PROBLEM DETAILS
Look through the data below. Collect every line where the word "this" occurs.

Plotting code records
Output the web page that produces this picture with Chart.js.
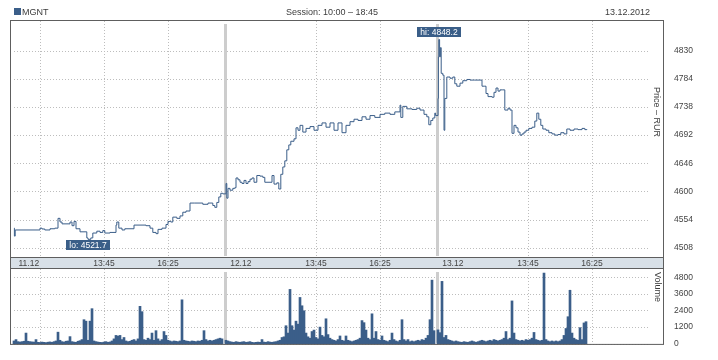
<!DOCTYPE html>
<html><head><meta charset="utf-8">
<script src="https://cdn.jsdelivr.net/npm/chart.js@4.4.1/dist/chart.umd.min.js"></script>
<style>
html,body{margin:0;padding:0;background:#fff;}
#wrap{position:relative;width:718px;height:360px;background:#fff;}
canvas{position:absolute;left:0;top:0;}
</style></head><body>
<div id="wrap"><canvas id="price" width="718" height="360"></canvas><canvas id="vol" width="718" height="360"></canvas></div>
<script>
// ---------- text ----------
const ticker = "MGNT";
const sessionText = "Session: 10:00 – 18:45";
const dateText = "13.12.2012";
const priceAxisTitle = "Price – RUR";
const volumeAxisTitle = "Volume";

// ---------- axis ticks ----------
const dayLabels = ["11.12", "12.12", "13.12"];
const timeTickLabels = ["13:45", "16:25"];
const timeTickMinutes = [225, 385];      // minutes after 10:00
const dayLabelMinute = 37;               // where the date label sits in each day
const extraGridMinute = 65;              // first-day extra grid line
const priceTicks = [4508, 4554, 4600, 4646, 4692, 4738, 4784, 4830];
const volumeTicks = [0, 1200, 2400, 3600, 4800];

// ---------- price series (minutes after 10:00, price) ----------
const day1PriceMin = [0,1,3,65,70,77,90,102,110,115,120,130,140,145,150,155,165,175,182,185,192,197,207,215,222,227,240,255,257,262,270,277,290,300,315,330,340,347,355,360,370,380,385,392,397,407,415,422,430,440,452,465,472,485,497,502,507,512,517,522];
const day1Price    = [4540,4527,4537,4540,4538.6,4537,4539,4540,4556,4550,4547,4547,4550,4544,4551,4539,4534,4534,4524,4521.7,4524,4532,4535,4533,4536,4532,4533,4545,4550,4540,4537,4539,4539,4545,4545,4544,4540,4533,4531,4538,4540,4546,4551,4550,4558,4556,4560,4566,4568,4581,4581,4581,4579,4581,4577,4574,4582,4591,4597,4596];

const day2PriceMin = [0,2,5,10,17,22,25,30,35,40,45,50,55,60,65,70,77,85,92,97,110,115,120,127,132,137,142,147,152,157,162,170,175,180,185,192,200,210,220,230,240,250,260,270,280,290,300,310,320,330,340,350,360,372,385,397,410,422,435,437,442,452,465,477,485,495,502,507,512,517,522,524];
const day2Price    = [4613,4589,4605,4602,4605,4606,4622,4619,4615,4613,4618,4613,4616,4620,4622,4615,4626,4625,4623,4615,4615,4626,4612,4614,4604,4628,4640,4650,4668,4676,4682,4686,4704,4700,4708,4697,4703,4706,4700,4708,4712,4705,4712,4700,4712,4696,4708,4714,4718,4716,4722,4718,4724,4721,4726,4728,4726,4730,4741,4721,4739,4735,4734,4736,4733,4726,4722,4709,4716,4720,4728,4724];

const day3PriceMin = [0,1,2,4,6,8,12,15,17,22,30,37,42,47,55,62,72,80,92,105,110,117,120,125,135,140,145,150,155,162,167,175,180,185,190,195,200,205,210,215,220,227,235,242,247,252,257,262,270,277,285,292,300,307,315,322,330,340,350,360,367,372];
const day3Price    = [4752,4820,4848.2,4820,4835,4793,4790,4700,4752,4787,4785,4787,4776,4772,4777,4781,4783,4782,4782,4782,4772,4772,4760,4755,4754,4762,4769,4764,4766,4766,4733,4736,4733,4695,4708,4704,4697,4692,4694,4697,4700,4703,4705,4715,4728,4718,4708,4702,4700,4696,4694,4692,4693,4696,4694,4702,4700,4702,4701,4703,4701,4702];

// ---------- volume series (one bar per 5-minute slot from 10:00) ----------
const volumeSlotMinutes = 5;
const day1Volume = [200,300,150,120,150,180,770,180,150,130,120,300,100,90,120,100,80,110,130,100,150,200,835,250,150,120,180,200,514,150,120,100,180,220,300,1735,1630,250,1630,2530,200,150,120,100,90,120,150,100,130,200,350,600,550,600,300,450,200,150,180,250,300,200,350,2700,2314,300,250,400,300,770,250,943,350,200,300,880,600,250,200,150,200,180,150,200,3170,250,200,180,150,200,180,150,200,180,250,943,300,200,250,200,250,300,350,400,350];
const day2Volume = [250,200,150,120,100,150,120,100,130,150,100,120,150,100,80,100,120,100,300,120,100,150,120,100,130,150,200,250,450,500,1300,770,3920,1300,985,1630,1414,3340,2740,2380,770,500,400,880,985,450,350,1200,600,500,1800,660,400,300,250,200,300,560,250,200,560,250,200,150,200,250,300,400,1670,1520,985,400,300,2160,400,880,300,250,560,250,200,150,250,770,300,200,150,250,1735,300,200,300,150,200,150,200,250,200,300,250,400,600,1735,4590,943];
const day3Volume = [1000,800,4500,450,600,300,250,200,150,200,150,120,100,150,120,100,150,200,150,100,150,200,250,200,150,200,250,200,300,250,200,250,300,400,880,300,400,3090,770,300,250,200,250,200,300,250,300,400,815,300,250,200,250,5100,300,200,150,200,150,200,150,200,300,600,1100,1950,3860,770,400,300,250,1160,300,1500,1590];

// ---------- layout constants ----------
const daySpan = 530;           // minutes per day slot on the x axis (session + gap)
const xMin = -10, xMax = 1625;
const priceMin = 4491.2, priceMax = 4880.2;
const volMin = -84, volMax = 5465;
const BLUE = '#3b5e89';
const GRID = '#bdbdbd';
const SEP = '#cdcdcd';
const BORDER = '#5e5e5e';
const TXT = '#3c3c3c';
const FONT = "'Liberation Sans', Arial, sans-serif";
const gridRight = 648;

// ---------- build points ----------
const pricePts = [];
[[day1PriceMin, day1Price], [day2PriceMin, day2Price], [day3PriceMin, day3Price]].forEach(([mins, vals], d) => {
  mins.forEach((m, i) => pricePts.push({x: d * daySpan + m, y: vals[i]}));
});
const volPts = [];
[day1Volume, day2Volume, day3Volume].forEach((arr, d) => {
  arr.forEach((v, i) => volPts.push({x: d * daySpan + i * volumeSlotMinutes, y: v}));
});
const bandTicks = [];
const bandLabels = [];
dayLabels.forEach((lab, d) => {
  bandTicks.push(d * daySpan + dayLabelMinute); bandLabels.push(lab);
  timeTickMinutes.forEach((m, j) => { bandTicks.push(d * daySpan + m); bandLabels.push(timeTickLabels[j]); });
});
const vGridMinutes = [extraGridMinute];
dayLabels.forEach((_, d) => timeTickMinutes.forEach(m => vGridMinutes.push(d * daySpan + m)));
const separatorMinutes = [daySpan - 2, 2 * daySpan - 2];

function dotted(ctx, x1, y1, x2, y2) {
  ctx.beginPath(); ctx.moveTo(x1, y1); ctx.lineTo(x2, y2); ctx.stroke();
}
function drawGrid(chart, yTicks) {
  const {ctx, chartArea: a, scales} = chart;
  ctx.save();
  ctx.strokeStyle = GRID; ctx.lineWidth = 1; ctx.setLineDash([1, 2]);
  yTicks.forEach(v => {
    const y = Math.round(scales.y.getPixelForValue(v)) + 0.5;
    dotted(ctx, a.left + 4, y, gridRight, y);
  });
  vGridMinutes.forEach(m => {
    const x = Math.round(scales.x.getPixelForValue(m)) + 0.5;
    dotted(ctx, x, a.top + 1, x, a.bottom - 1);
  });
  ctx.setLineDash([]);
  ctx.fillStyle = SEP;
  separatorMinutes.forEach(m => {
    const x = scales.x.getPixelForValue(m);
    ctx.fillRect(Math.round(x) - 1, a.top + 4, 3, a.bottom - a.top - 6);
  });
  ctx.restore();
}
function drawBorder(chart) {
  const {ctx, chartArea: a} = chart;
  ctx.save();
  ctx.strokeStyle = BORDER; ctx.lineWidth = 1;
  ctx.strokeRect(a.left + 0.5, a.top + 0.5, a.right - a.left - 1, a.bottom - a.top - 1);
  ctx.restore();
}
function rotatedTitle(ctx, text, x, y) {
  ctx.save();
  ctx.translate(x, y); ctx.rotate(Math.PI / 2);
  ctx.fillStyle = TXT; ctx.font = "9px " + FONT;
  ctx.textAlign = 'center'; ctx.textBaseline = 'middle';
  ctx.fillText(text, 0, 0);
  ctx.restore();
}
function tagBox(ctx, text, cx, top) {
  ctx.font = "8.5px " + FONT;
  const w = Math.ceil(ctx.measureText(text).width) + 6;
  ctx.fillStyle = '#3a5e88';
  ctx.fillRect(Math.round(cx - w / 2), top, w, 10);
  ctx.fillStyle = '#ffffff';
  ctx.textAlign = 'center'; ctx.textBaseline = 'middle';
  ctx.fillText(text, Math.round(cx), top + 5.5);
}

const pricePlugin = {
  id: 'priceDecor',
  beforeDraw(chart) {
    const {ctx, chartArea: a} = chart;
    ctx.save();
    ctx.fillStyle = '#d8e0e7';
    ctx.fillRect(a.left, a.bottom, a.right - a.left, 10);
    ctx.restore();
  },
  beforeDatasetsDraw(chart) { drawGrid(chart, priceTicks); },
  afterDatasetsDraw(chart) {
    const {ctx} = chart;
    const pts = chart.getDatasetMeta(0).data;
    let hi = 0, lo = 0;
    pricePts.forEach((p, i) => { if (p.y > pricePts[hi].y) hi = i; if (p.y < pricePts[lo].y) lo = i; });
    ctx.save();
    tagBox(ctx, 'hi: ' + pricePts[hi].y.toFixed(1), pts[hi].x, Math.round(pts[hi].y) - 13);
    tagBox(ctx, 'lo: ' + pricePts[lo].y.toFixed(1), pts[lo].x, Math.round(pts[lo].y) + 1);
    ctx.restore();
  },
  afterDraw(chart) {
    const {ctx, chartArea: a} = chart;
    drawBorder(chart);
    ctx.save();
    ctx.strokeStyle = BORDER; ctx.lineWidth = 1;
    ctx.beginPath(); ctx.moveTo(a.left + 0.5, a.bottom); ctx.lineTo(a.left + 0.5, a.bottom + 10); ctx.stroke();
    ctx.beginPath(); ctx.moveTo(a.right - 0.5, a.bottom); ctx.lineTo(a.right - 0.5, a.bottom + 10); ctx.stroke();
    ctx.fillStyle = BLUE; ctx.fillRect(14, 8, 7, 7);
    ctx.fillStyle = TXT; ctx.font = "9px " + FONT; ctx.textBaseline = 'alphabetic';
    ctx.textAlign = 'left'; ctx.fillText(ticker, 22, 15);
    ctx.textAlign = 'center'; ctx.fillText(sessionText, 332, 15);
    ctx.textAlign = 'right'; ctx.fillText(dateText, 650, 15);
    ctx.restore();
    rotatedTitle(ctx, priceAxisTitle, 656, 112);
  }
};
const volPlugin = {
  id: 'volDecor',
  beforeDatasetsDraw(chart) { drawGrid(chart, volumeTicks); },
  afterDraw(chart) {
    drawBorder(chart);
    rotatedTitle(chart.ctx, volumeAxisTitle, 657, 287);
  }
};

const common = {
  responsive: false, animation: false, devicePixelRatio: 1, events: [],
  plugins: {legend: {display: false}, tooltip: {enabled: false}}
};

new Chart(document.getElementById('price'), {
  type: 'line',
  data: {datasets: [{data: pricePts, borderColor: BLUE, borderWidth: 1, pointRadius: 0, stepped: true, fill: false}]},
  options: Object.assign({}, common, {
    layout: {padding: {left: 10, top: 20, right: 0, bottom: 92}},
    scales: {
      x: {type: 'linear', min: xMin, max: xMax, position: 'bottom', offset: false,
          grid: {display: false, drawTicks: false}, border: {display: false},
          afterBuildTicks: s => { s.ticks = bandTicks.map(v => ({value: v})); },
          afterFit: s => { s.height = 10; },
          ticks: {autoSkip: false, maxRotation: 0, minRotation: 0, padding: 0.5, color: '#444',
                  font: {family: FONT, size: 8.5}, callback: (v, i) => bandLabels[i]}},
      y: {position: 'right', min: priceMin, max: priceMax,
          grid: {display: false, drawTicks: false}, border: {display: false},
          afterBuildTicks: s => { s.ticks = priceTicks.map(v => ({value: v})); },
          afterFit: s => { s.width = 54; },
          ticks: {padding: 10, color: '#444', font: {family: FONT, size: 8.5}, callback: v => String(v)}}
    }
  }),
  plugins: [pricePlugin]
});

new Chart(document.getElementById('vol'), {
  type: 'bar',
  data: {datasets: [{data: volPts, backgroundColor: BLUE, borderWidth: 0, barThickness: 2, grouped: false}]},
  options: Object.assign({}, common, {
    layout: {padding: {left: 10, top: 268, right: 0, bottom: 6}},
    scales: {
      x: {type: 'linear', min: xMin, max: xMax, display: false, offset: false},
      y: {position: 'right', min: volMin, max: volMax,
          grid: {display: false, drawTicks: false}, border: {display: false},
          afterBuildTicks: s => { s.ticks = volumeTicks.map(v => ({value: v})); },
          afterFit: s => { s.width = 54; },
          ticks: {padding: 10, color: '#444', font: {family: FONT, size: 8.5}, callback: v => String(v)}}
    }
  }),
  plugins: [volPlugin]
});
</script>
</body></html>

--

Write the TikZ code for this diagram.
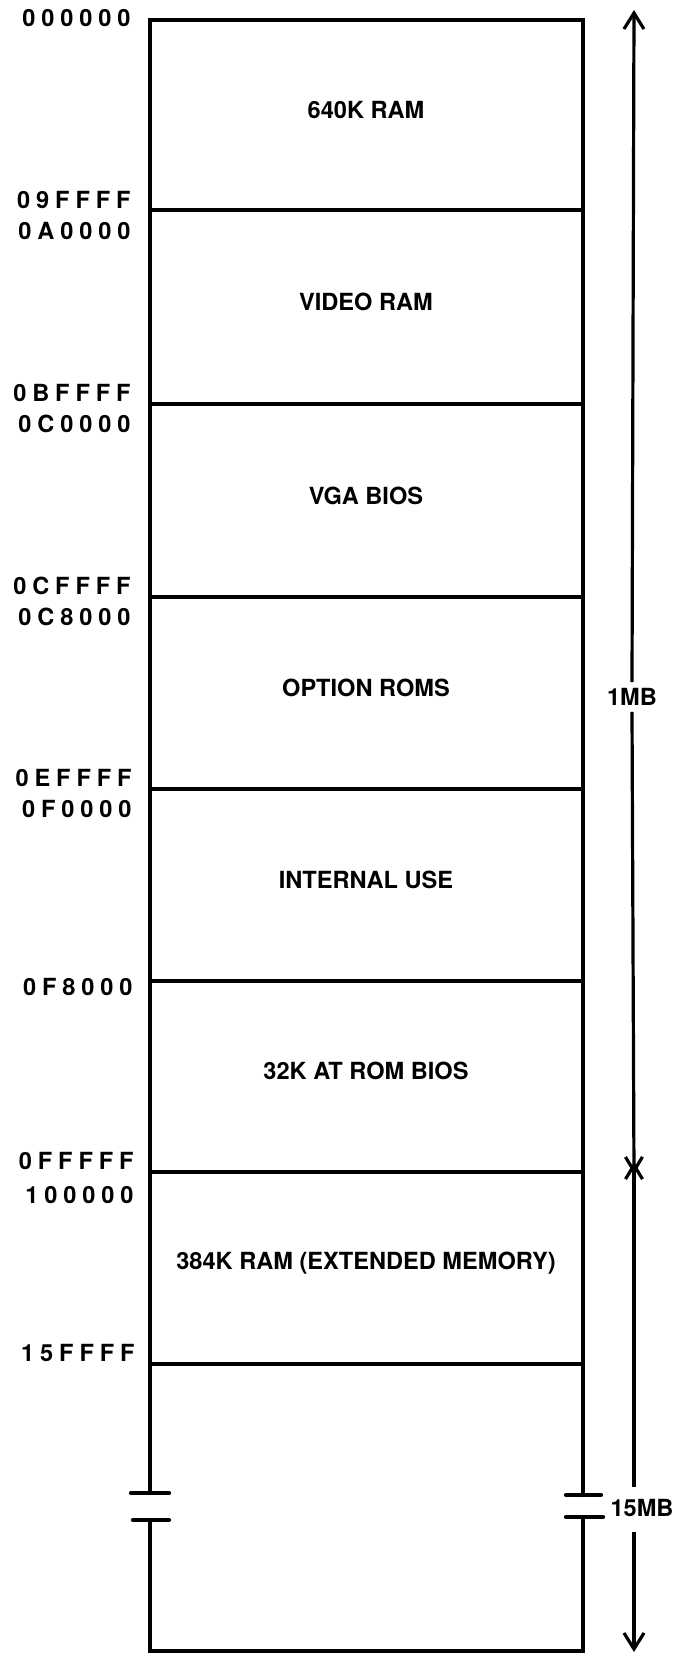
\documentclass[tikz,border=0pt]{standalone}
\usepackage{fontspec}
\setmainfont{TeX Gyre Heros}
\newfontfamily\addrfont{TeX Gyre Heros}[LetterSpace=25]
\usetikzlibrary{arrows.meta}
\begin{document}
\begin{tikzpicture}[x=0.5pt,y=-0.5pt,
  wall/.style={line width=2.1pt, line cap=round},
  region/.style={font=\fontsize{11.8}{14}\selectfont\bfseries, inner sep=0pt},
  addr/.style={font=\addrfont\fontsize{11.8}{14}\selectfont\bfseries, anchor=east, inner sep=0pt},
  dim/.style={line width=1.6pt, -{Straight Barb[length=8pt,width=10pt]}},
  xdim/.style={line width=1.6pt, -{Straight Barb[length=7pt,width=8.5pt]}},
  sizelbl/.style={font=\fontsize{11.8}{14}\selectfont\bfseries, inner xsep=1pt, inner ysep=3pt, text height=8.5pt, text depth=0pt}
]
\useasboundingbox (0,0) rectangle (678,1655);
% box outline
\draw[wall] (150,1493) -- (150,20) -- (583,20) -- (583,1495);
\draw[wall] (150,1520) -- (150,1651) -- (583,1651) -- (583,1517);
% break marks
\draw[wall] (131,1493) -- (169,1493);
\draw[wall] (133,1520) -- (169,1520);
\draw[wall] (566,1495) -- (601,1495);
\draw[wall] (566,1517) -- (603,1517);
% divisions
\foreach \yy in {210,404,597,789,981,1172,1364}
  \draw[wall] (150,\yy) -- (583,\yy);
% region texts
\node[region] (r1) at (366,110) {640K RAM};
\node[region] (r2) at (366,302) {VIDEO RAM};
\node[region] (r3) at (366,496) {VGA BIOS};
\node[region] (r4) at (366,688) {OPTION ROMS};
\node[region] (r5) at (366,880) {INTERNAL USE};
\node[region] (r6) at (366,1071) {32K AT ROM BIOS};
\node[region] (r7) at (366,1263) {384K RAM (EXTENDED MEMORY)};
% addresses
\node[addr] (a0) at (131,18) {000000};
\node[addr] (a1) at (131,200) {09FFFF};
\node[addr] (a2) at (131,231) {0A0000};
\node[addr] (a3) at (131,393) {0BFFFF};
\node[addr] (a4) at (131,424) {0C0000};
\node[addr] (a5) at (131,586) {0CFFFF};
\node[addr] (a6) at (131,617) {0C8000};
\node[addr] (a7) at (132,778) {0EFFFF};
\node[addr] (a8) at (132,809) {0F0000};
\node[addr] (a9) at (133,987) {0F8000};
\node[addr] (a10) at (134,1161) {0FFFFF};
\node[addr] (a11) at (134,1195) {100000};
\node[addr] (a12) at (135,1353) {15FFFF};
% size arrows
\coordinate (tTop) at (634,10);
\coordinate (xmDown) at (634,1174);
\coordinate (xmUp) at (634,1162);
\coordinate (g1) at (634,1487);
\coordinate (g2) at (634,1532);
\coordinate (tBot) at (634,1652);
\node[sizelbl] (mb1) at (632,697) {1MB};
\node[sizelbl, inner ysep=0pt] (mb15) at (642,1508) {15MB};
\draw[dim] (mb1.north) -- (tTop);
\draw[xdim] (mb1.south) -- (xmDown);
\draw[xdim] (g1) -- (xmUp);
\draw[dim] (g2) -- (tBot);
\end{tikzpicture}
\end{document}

...

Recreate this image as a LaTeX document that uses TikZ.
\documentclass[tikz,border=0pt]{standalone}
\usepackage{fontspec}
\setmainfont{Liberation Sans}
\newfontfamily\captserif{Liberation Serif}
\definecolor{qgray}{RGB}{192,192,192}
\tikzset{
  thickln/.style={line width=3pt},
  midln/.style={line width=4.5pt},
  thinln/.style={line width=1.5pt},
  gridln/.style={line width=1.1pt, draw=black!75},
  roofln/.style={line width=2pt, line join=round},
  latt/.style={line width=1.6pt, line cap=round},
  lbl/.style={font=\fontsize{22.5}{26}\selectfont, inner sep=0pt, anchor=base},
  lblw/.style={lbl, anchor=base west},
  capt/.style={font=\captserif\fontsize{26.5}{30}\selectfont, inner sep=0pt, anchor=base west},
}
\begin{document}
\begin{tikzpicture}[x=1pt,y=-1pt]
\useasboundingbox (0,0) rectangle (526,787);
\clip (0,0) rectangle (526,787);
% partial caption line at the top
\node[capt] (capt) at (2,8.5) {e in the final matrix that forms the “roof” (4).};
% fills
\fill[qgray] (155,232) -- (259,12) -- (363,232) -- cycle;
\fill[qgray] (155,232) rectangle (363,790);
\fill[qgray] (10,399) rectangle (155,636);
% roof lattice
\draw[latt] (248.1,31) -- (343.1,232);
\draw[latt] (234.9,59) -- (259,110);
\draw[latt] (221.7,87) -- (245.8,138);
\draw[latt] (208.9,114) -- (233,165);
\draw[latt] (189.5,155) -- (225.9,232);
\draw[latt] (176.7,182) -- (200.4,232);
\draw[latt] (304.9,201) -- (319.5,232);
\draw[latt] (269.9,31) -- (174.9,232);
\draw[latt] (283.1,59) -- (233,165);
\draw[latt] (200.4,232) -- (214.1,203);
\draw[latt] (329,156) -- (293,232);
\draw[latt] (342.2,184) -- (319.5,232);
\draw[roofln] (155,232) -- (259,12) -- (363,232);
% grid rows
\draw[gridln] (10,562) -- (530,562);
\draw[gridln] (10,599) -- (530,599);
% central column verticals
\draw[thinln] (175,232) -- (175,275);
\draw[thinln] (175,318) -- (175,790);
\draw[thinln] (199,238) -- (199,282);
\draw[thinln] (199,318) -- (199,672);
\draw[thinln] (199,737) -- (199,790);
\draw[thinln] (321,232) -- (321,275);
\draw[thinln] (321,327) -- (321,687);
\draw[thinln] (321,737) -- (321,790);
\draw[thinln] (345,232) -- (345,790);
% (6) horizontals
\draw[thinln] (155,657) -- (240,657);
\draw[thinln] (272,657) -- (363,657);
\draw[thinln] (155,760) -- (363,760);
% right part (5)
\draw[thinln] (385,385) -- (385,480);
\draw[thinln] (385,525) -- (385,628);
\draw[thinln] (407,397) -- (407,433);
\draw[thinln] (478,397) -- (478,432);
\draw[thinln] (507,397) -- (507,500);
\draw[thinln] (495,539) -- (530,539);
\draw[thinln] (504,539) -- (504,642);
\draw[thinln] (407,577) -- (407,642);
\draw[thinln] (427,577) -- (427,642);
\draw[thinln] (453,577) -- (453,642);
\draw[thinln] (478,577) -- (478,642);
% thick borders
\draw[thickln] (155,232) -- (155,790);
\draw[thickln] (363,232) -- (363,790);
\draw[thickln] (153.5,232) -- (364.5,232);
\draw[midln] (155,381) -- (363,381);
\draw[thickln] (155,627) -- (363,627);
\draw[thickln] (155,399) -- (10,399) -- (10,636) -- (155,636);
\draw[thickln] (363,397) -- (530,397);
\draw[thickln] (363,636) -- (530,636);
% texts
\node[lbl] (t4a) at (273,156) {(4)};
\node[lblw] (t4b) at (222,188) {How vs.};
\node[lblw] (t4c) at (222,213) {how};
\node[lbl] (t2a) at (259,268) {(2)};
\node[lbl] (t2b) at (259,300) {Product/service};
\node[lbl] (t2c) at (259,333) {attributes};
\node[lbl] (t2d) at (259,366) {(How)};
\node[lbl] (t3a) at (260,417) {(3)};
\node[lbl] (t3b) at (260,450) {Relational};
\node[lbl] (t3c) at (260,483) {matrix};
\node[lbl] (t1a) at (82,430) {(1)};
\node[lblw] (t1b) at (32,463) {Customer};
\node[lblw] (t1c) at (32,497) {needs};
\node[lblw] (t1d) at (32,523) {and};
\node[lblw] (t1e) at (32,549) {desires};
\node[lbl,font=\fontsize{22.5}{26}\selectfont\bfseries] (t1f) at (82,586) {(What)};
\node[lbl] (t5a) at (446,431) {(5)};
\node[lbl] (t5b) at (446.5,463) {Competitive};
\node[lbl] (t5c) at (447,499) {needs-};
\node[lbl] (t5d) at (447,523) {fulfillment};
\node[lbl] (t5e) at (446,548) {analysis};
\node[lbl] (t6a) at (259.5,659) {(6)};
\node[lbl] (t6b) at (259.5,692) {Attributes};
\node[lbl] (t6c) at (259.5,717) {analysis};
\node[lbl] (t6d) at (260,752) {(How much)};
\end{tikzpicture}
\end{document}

CORRECT RESPONSE
Output the web page that produces this picture with Chart.js.
Write the TikZ code for this diagram.
Recreate this image as a LaTeX document that uses TikZ.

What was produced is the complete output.